Type punning in C and the strict aliasing rule
Sunday, June 2, 2024
A common idiom in C for reinterpreting the bits of one type as another type is as follows:
int32_t get_mantissa(float f) { int32_t i = *(int *)&f; return i & ((1 << 23) - 1); }
Reading this code may raise some flags relating to implementation-defined
behavior. For one thing, we are assuming that the float
type
conforms to IEEE-754, which is not strictly required by any ISO C standard.
In addition, the code assumes that the endianness of floats matches that of
ints.
While this implementation-defined behavior can be justified, there is a much more serious issue with the code: the function invokes undefined behavior.
In short,
the C standard forbids accessing the same area of memory as two distinct
types. There are exceptions to this rule—for instance, any readable memory
can be read as a sequence of bytes using the char
type.
This “strict aliasing” rule gives compilers more room for optimization, and in many cases this can have a significant effect on performance.

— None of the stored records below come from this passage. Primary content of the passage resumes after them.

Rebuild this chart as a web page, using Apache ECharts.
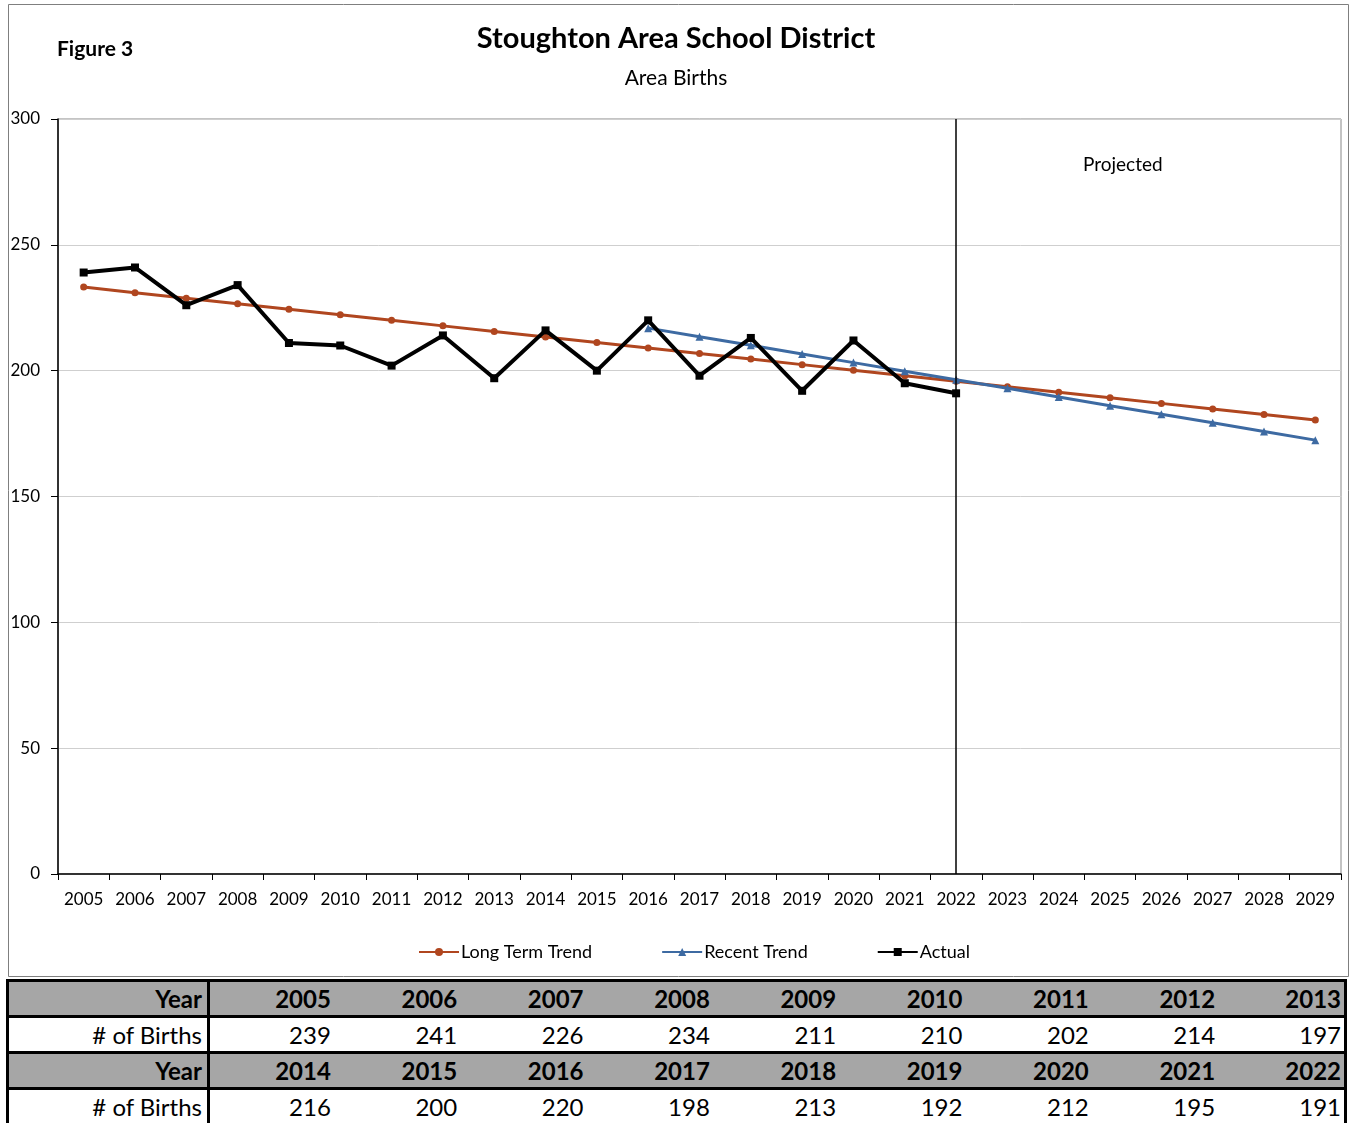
<!DOCTYPE html>
<html>
<head>
<meta charset="utf-8">
<script src="https://cdn.jsdelivr.net/npm/echarts@6/dist/echarts.min.js"></script>
<style>
  html, body { margin:0; padding:0; background:#fff; }
  body { width:1352px; height:1123px; overflow:hidden; position:relative; font-family: Lato, "Open Sans", sans-serif; }
  #chart { position:absolute; left:0; top:0; width:1352px; height:978px; }
  #tbl { position:absolute; left:6px; top:979px; width:1341px; border-collapse:collapse; table-layout:fixed; font-size:24px; color:#000; }
  #tbl td { height:33px; line-height:33px; padding:0 4px 0 0; text-align:right; border-top:3px solid #000; border-bottom:3px solid #000; white-space:nowrap; overflow:hidden; }
  #tbl tr.h td { background:#A6A6A6; font-weight:bold; }
  #tbl td.first { border-left:3px solid #000; border-right:3px solid #000; padding-right:5px; }
  #tbl td.last { border-right:3px solid #000; padding-right:3px; }
</style>
</head>
<body>
<div id="chart"></div>
<table id="tbl"></table>
<script>
// ---- data ----
const years = ['2005','2006','2007','2008','2009','2010','2011','2012','2013','2014','2015','2016','2017','2018','2019','2020','2021','2022','2023','2024','2025','2026','2027','2028','2029'];
const actualBirths = [239,241,226,234,211,210,202,214,197,216,200,220,198,213,192,212,195,191];
const longTermTrend = [233.2,231.0,228.8,226.6,224.4,222.2,220.0,217.8,215.6,213.4,211.2,209.0,206.8,204.6,202.4,200.2,198.0,195.8,193.6,191.4,189.2,187.0,184.8,182.6,180.4];
const recentTrend = [null,null,null,null,null,null,null,null,null,null,null,216.9,213.5,210.1,206.6,203.2,199.8,196.4,193.0,189.5,186.1,182.7,179.3,175.8,172.4];
const yTicks = { min:0, max:300, interval:50 };
const tableRowLabels = ['Year', '# of Births'];
const titleText = 'Stoughton Area School District';
const subtitleText = 'Area Births';
const figureLabel = 'Figure 3';
const projectedLabel = 'Projected';
const projectionStartYear = '2022';

const FONT = 'Lato, "Open Sans", sans-serif';

const chart = echarts.init(document.getElementById('chart'), null, { renderer: 'canvas' });
chart.setOption({
  animation: false,
  backgroundColor: '#fff',
  title: {
    text: titleText,
    subtext: subtitleText,
    left: 'center',
    top: 19,
    itemGap: 15,
    textStyle: { fontFamily: FONT, fontWeight: 'bold', fontSize: 29, color: '#000' },
    subtextStyle: { fontFamily: FONT, fontSize: 21, color: '#000' }
  },
  graphic: [
    { type: 'rect', shape: { x: 8.5, y: 4.5, width: 1340, height: 972 }, style: { fill: 'none', stroke: '#7f7f7f', lineWidth: 1 }, z: -1 },
    { type: 'text', left: 57, top: 39, style: { text: figureLabel, font: 'bold 21px ' + FONT, fill: '#000' } },
    { type: 'text', left: 1083, top: 155, style: { text: projectedLabel, font: '19px ' + FONT, fill: '#000' } }
  ],
  legend: {
    left: 418,
    top: 943,
    padding: 0,
    itemGap: 69,
    itemWidth: 40,
    itemHeight: 10,
    textStyle: { fontFamily: FONT, fontSize: 18, color: '#000', padding: [0,0,0,-3] },
    data: ['Long Term Trend', 'Recent Trend', 'Actual']
  },
  grid: {
    left: 58, right: 11, top: 119, bottom: 104,
    show: true, borderColor: '#888', borderWidth: 1
  },
  xAxis: {
    type: 'category',
    data: years,
    boundaryGap: true,
    axisLine: { lineStyle: { color: '#000', width: 1.5 } },
    axisTick: { show: true, length: 6, lineStyle: { color: '#000' }, alignWithLabel: false },
    axisLabel: { fontFamily: FONT, fontSize: 17, color: '#000', margin: 17, interval: 0 },
    splitLine: { show: false }
  },
  yAxis: {
    type: 'value',
    min: yTicks.min, max: yTicks.max, interval: yTicks.interval,
    axisLine: { show: true, lineStyle: { color: '#000', width: 1.5 } },
    axisTick: { show: true, length: 7, lineStyle: { color: '#000' } },
    axisLabel: { fontFamily: FONT, fontSize: 17, color: '#000', margin: 18 },
    splitLine: { show: true, lineStyle: { color: '#cfcfcf', width: 1 } }
  },
  series: [
    {
      name: 'Long Term Trend', type: 'line', data: longTermTrend,
      symbol: 'circle', symbolSize: 7,
      lineStyle: { color: '#B0461F', width: 3 },
      itemStyle: { color: '#B0461F' },
      z: 2
    },
    {
      name: 'Recent Trend', type: 'line', data: recentTrend,
      symbol: 'triangle', symbolSize: 8,
      lineStyle: { color: '#3D6AA2', width: 3 },
      itemStyle: { color: '#3D6AA2' },
      z: 3
    },
    {
      name: 'Actual', type: 'line', data: actualBirths,
      symbol: 'rect', symbolSize: 8,
      lineStyle: { color: '#000', width: 4 },
      itemStyle: { color: '#000' },
      z: 4,
      markLine: {
        silent: true, symbol: 'none',
        label: { show: false },
        lineStyle: { color: '#000', width: 1.5, type: 'solid' },
        data: [{ xAxis: projectionStartYear }]
      }
    }
  ]
});

// ---- data table built from arrays ----
const tbl = document.getElementById('tbl');
const colgroup = document.createElement('colgroup');
const c0 = document.createElement('col'); c0.style.width = '201px'; colgroup.appendChild(c0);
for (let i = 0; i < 9; i++) { const c = document.createElement('col'); colgroup.appendChild(c); }
tbl.appendChild(colgroup);
const actualYears = years.slice(0, actualBirths.length);
for (let block = 0; block < 2; block++) {
  const ys = actualYears.slice(block * 9, block * 9 + 9);
  const vs = actualBirths.slice(block * 9, block * 9 + 9);
  [[tableRowLabels[0], ys, 'h'], [tableRowLabels[1], vs, '']].forEach(([label, vals, cls]) => {
    const tr = document.createElement('tr');
    if (cls) tr.className = cls;
    const td0 = document.createElement('td'); td0.className = 'first'; td0.textContent = label; tr.appendChild(td0);
    vals.forEach((v, i) => {
      const td = document.createElement('td');
      if (i === vals.length - 1) td.className = 'last';
      td.textContent = v;
      tr.appendChild(td);
    });
    tbl.appendChild(tr);
  });
}
</script>
</body>
</html>
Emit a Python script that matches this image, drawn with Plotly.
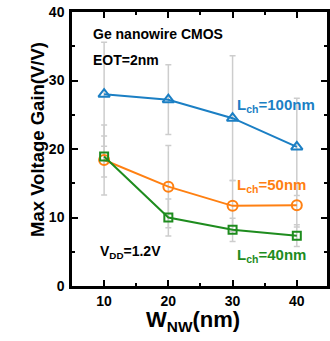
import plotly.graph_objects as go

# Nanowire width (nm)
w_nw = [10, 20, 30, 40]

# Max voltage gain (V/V) for each channel length, with spread
gain_100 = [28.0, 27.2, 24.5, 20.3]
err_100 = [7.6, 5.1, 9.1, 7.1]

gain_50 = [18.4, 14.5, 11.7, 11.8]
err_50 = [5.1, 6.0, 3.7, 3.2]

gain_40 = [18.9, 10.0, 8.2, 7.35]
err_40 = [3.0, 2.7, 1.7, 1.6]

x_ticks = [10, 20, 30, 40]
y_ticks = [0, 10, 20, 30, 40]

BLUE = "#1b7fc4"
ORANGE = "#ff8012"
GREEN = "#1e8c1e"
GRAY = "#cdcdcd"
FONT = "Liberation Sans, Arial, sans-serif"

series = [
    (gain_100, err_100, BLUE, "triangle-up-open", 10),
    (gain_50, err_50, ORANGE, "circle-open", 10),
    (gain_40, err_40, GREEN, "square-open", 8),
]

fig = go.Figure()

# gray error bars behind the data lines
for vals, errs, _, _, _ in series:
    fig.add_trace(go.Scatter(
        x=w_nw, y=vals, mode="markers",
        marker=dict(size=1, opacity=0),
        error_y=dict(type="data", array=errs, visible=True,
                     color=GRAY, thickness=1.5, width=3),
        showlegend=False, hoverinfo="skip",
    ))

for vals, _, color, symbol, size in series:
    fig.add_trace(go.Scatter(
        x=w_nw, y=vals, mode="lines+markers",
        line=dict(color=color, width=2),
        marker=dict(symbol=symbol, size=size, color=color,
                    line=dict(color=color, width=2)),
        showlegend=False,
    ))

labels = [
    ("Ge nanowire CMOS", 7.9, 36.8, "black", 14),
    ("EOT=2nm", 7.9, 33.0, "black", 14),
    ("L<sub>ch</sub>=100nm", 30.3, 26.4, BLUE, 15),
    ("L<sub>ch</sub>=50nm", 30.3, 14.6, ORANGE, 15),
    ("L<sub>ch</sub>=40nm", 30.3, 4.4, GREEN, 15),
    ("V<sub>DD</sub>=1.2V", 9.1, 5.0, "black", 14),
]
annotations = [
    dict(text=t, x=x, y=y, xref="x", yref="y", xanchor="left",
         yanchor="middle", showarrow=False,
         font=dict(family=FONT, size=s, color=c, weight="bold"))
    for t, x, y, c, s in labels
]
annotations += [
    dict(text="Max Voltage Gain(V/V)", x=-0.135, y=0.535, xref="paper",
         yref="paper", textangle=-90, showarrow=False,
         xanchor="center", yanchor="middle",
         font=dict(family=FONT, size=18.5, color="black", weight="bold")),
    dict(text="W<sub>NW</sub>(nm)", x=0.475, y=-0.127, xref="paper",
         yref="paper", showarrow=False, xanchor="center", yanchor="middle",
         font=dict(family=FONT, size=22, color="black", weight="bold")),
]

axis_common = dict(
    showline=True, linecolor="black", linewidth=2.5, mirror="allticks",
    ticks="inside", ticklen=6, tickwidth=2, tickcolor="black",
    showgrid=False, zeroline=False,
    tickfont=dict(family=FONT, size=14, color="black", weight="bold"),
)

# the right-hand frame line falls just past the page edge
fig.update_xaxes(range=[5, 44.7], tickvals=x_ticks,
                 minor=dict(ticks="inside", ticklen=3, tickwidth=1.5,
                            tickcolor="black", dtick=5, tick0=5),
                 **axis_common)
fig.update_yaxes(range=[0, 40], tickvals=y_ticks, ticklabelstandoff=2,
                 minor=dict(ticks="inside", ticklen=3, tickwidth=1.5,
                            tickcolor="black", dtick=5, tick0=0),
                 **axis_common)

fig.update_layout(
    width=330, height=341, autosize=False,
    margin=dict(l=72, r=0, t=12, b=55),
    plot_bgcolor="white", paper_bgcolor="white",
    annotations=annotations,
)

fig.write_html("out.html", config={"responsive": False})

Unfortunately, it is quite easy for programmers to make mistakes around this, especially considering that C programmers are often inclined to think of memory as a very large array of generic bytes.
The correct way to reinterpret the bits of one type as the bits of another, according to the standard, is to use a union:
int32_t get_mantissa(float f) { union { float f; int32_t i; } u = {.f = f}; return u.i & ((1 << 23) - 1); }
But this is limited by the fact that you have to copy the value before you can reinterpret it. Under the strict aliasing rule, if you have an array of one type and want to convert it into a byte-for-byte identical array of a different type, you have to copy the entire array.
The strict aliasing rule also makes it impossible to implement
malloc
in pure C. Since separate invocations of the function need
to be able to return pointers to different sections of the same buffer of
memory, you cannot safely dereference the pointers as different types.
void * my_malloc(size_t size) { static char alignas(max_align_t) buffer[256]; static size_t offset; size_t remainder = size % alignof(max_align_t); if (remainder != 0) { size += alignof(max_align_t) - remainder; } if (size > sizeof(buffer) - offset) { return NULL; } void *ptr = &buffer[offset]; offset += size; return ptr; } int main(void) { int *a = my_malloc(sizeof(int)); float *b = my_malloc(sizeof(float)); *a = 0; *b = 0.5f; // Strict aliasing is violated on this line }
To get behavior more like what you might expect, GCC supports the
-fno-strict-aliasing
flag, which prevents optimizations that depend
on the strict aliasing rule. Many free software projects, including the Linux
kernel, explicitly ignore the strict aliasing rule.